Ophelia e le belle mogli (e amanti) dei Preraffaelliti

Una mostra a Torino ripercorre l’esperienza della Confraternita di Dante Gabriele Rossetti, Holman Hunt e John Everett
Di Carla Maria Casanova

“Ophelia” galleggia sul pelo sull’acqua, le mani aperte in un gesto di offerta, l’abito cosparso di fiori. La celeberrima opera di Millais, scelta a rappresentare la mostra, soddisfa ogni precetto, e soprattutto il primo, del preraffaellismo: l’utopia della bellezza. La shakespeariana Ophelia, infelice creatura morta suicida, è qui impersonata da Elizabeth Siddal che si era sottoposta a posare in una vasca da bagno con acqua approssimativamente riscaldata che non le risparmiò una polmonite ritenuta tra le cause della sua morte, avvenuta a 32 anni, quando oramai era diventata moglie di Dante Gabriele Rossetti.

Come Jeanne Modigliani, anche Elizabeth Siddal divenne essa stessa pittrice, seguendo lo stile del marito soprattutto per i soggetti, di ispirazione letteraria. Tipica anglosassone dai capelli rossi e dalla carnagione lattea, Elizabeth sarebbe divenuta l’icona dei Preraffaelliti, avendo dato il suo volto (fino al 1862, anno della morte) a tutte le donne di Dante Gabriele Rossetti, dai personaggi sacri - santa Caterina, la celebre Ecce ancilla Domini, Maria di Nazareth, l’Adorazione... - alle molte Beatrice della Divina Commedia. Furoreggiava anche, in quegli anni, un romanzo gotico costruito attorno a due donne antitetiche, una nobile e casta, l’altra malvagia seduttrice: Clara e Sidonia von Bork. Le interpretò Edward Burne-Jones in due acquerelli magistrali, che rivelano una estrema cura per gli aspetti decorativi e le armonie cromatiche.

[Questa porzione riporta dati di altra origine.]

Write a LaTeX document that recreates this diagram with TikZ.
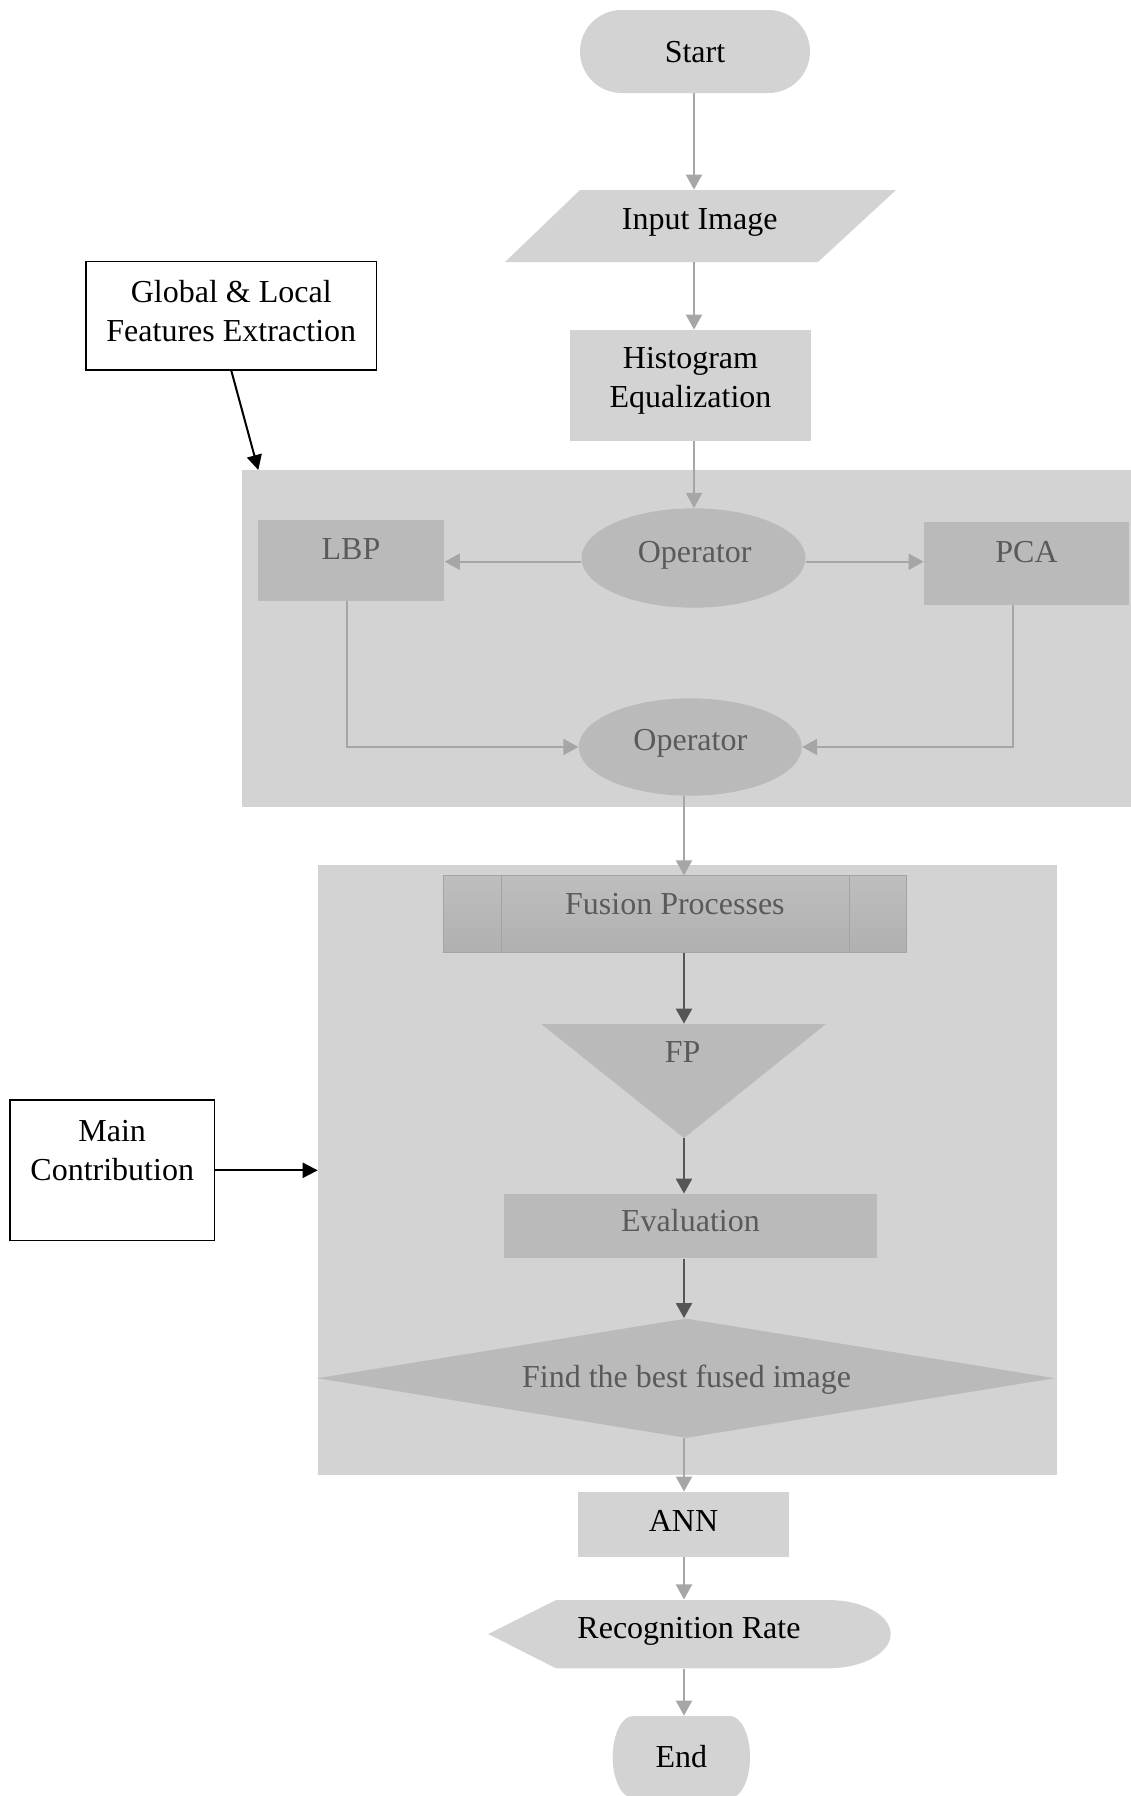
\documentclass[tikz,border=0pt]{standalone}
\usepackage{fontspec}
\setmainfont{Liberation Serif}
\usetikzlibrary{shapes.geometric,shapes.misc,arrows.meta,calc}

\definecolor{paleg}{HTML}{D3D3D3}
\definecolor{midg}{HTML}{BABABA}
\definecolor{fusetop}{HTML}{BEBEBE}
\definecolor{fusebot}{HTML}{B0B0B0}
\definecolor{lineg}{HTML}{A6A6A6}
\definecolor{darkg}{HTML}{555555}
\definecolor{textg}{HTML}{5A5A5A}
\definecolor{edgeg}{HTML}{A3A3A3}

% shift a node's text by (#1,#2) without changing the node's size
\newcommand\nudge[3]{\raisebox{#2}{\hspace*{#1}#3\hspace*{-#1}}}
\newcommand\twolines[2]{\begin{tabular}[b]{@{}c@{}}#1\\#2\end{tabular}}

\begin{document}
\begin{tikzpicture}[
  x=0.5pt, y=-0.5pt,
  font=\fontsize{16}{19.5}\selectfont,
  box/.style={rectangle, inner sep=0pt, text height=10.5pt, text depth=0pt},
  pale/.style={fill=paleg},
  mid/.style={fill=midg, text=textg},
  note/.style={box, draw=black, line width=0.7pt, fill=white},
  garrow/.style={draw=lineg, line width=1pt, -{Triangle[length=7.5pt,width=8pt]}},
  darrow/.style={draw=darkg, line width=1.25pt, -{Triangle[length=7.5pt,width=8pt]}},
  karrow/.style={draw=black, line width=1pt, -{Triangle[length=7.5pt,width=7.5pt]}}
]
\useasboundingbox (0,0) rectangle (1131,1796);

% grouping panels
\node[pale, rectangle, inner sep=0pt, minimum width=444.5pt, minimum height=168.35pt, anchor=north west] (feat) at (242,470) {};
\node[pale, rectangle, inner sep=0pt, minimum width=369.65pt, minimum height=304.85pt, anchor=north west] (contrib) at (317.7,865) {};

% shapes drawn directly
\fill[paleg] (580,190) -- (896,190) -- (818,262) -- (505,262) -- cycle;
\fill[midg] (541.3,1024) -- (825.9,1024) -- (684,1138) -- cycle;
\fill[paleg] (488.3,1634) -- (556,1600) -- (828,1600)
  .. controls (862.6,1600) and (890.7,1615.1) .. (890.7,1634)
  .. controls (890.7,1652.9) and (862.6,1668.3) .. (828,1668.3)
  -- (556,1668.3) -- cycle;
\fill[paleg] (633,1716) -- (730,1716)
  .. controls (741,1716) and (750,1734.3) .. (750,1757)
  .. controls (750,1779.7) and (741,1798) .. (730,1798)
  -- (633,1798)
  .. controls (621.7,1798) and (612.7,1779.7) .. (612.7,1757)
  .. controls (612.7,1734.3) and (621.7,1716) .. (633,1716) -- cycle;

% main flow
\node[box, pale, rounded rectangle, minimum width=115pt, minimum height=41.5pt] (start) at (695,51.5) {Start};
\node[box, minimum width=119pt, minimum height=36pt] (input) at (694,226) {\nudge{2.85pt}{3.6pt}{Input Image}};
\node[box, pale, minimum width=120.5pt, minimum height=55.5pt] (hist) at (690.5,385.5) {\nudge{0pt}{-5.65pt}{\twolines{Histogram}{Equalization}}};

\node[box, mid, ellipse, minimum width=112pt, minimum height=49.7pt] (op1) at (693.5,558) {\nudge{0.6pt}{3.25pt}{Operator}};
\node[box, mid, minimum width=93.35pt, minimum height=40.35pt] (lbp) at (351,560.5) {\nudge{0pt}{6pt}{LBP}};
\node[box, mid, minimum width=102.5pt, minimum height=41.35pt] (pca) at (1026.5,563.3) {\nudge{0pt}{5.55pt}{PCA}};
\node[box, mid, ellipse, minimum width=111.5pt, minimum height=48.7pt] (op2) at (690.3,747) {\nudge{0pt}{3.75pt}{Operator}};

\node[box, text=textg, draw=edgeg, line width=0.5pt, top color=fusetop, bottom color=fusebot,
      minimum width=231.6pt, minimum height=38.1pt] (fusion) at (674.9,913.9) {\nudge{0pt}{5pt}{Fusion Processes}};
\draw[edgeg, line width=0.5pt] ([xshift=29.35pt]fusion.north west) -- ([xshift=29.35pt]fusion.south west);
\draw[edgeg, line width=0.5pt] ([xshift=-28.75pt]fusion.north east) -- ([xshift=-28.75pt]fusion.south east);

\node[box, text=textg, minimum width=142pt, minimum height=57pt] (fp) at (684,1081) {\nudge{-0.7pt}{14.35pt}{FP}};
\node[box, mid, minimum width=186.5pt, minimum height=32.2pt] (eval) at (690.5,1226.2) {\nudge{0pt}{2.6pt}{Evaluation}};
\node[box, mid, diamond, aspect=6.18, minimum width=369pt, minimum height=59.75pt] (best) at (686,1378.2) {\nudge{0.3pt}{0.85pt}{Find the best fused image}};

\node[box, pale, minimum width=105.5pt, minimum height=32.35pt] (ann) at (683.5,1524.3) {\nudge{0pt}{1.9pt}{ANN}};
\node[box, minimum width=100pt, minimum height=34.15pt] (rr) at (684,1634) {\nudge{2.5pt}{3.25pt}{Recognition Rate}};
\node[box, minimum width=68.6pt, minimum height=41pt] (end) at (681.4,1757) {End};

% side notes
\node[note, minimum width=145.35pt, minimum height=54.15pt] (global) at (231.3,315.8) {\nudge{0pt}{-7.7pt}{\twolines{Global \& Local}{Features Extraction}}};
\node[note, minimum width=102.15pt, minimum height=70.35pt] (main) at (112.2,1170.3) {\twolines{Main}{Contribution}};

% trunk lines of the flow
\coordinate (upper) at (694,0);
\coordinate (lower) at (684,0);
\coordinate (featin) at ([xshift=8.15pt]feat.north west);

% connectors
\draw[garrow] (start.south -| upper) -- (input.north -| upper);
\draw[garrow] (input.south -| upper) -- (hist.north -| upper);
\draw[garrow] (hist.south -| upper) -- (op1.north -| upper);
\draw[garrow] ([yshift=-1.85pt]op1.west) -- ([yshift=-1.85pt]op1.west -| lbp.east);
\draw[garrow] ([yshift=-1.85pt]op1.east) -- ([yshift=-1.85pt]op1.east -| pca.west);
\draw[garrow] ([xshift=-1.9pt]lbp.south) |- (op2.west);
\draw[garrow] ([xshift=-6.9pt]pca.south) |- (op2.east);
\draw[garrow] (op2.south -| lower) -- (fusion.north -| lower);
\draw[darrow] (fusion.south -| lower) -- (fp.north -| lower);
\draw[darrow] (fp.south) -- (eval.north -| lower);
\draw[darrow] (eval.south -| lower) -- (best.north -| lower);
\draw[garrow] (best.south -| lower) -- (ann.north -| lower);
\draw[garrow] (ann.south -| lower) -- (rr.north);
\draw[garrow] (rr.south) -- (end.north -| lower);
\draw[karrow] (global.south) -- (featin);
\draw[karrow] (main.east) -- (main.east -| contrib.west);
\end{tikzpicture}
\end{document}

La Confraternita dei Preraffaelliti non doveva avere lunga durata o quanto meno l’ebbe frammentaria. Costituitasi a Londra nel 1848 tra Rossetti, Holman Hunt e John Everett Millais, contro l’accademismo della cultura ufficiale, il convenzionalismo vittoriano, i mali della società industriale e fondata sul desiderio di un (a volte presunto) recupero della semplicità stilistica e della purezza dell’arte italiana del pre-rinascimento, si sciolse nel 1853, dopo soli cinque anni. Oramai il medievalismo di Rossetti contrastava con il realismo analitico di Hunt e il gusto vittoriano di Millais. Ma dopo il 1860 il movimento visse una seconda fase, con nuove caratteristiche. Sono ora linee morbide, tratti lussureggianti e sensuali. Il Medioevo lascia lo spazio al Rinascimento, e compaiono (nella pittura di Rossetti) la conturbante Proserpina, la voluttuosa Monna Vanna, la molto seducente Amata, contornata da complici ancelle di cui una nera. Donne dalla bellezza imperiosa, dotate di fascino inaccessibile. Scomparsa la dolce Elizabeth, adesso la modella di Rossetti è Jane Burden, moglie dell’amico e collega William Morris, enigmatica creatura che sarà l’oggetto di una passione esclusiva dell’artista.

Come per qualsiasi movimento artistico, anche l’aspetto tematico dei preraffaelliti è a largo raggio e si articola in vari settori, che non possono ignorare i paesaggi, spesso malinconici (“Baia di Pegwell” di William Dyce) o inattesi interni, come la meticolosa “Stanza in cui nacque Shakespeare” di Henry Wallis. Un capitolo a parte è il ritorno ai temi religiosi, il cui repertorio iconografico era stato spazzato via dalla Riforma protestante e che gli artisti preraffaelliti ripropongono evitando le idealizzazioni di matrice cattolica. Intanto, tutto si muove. Saranno William Morris, Walter Crane, Aubrey Vincent Beardsley a prendere le mosse di rinnovamento che influenzeranno le correnti artistiche del tardo Ottocento, dall’Art Nouveau al Simbolismo.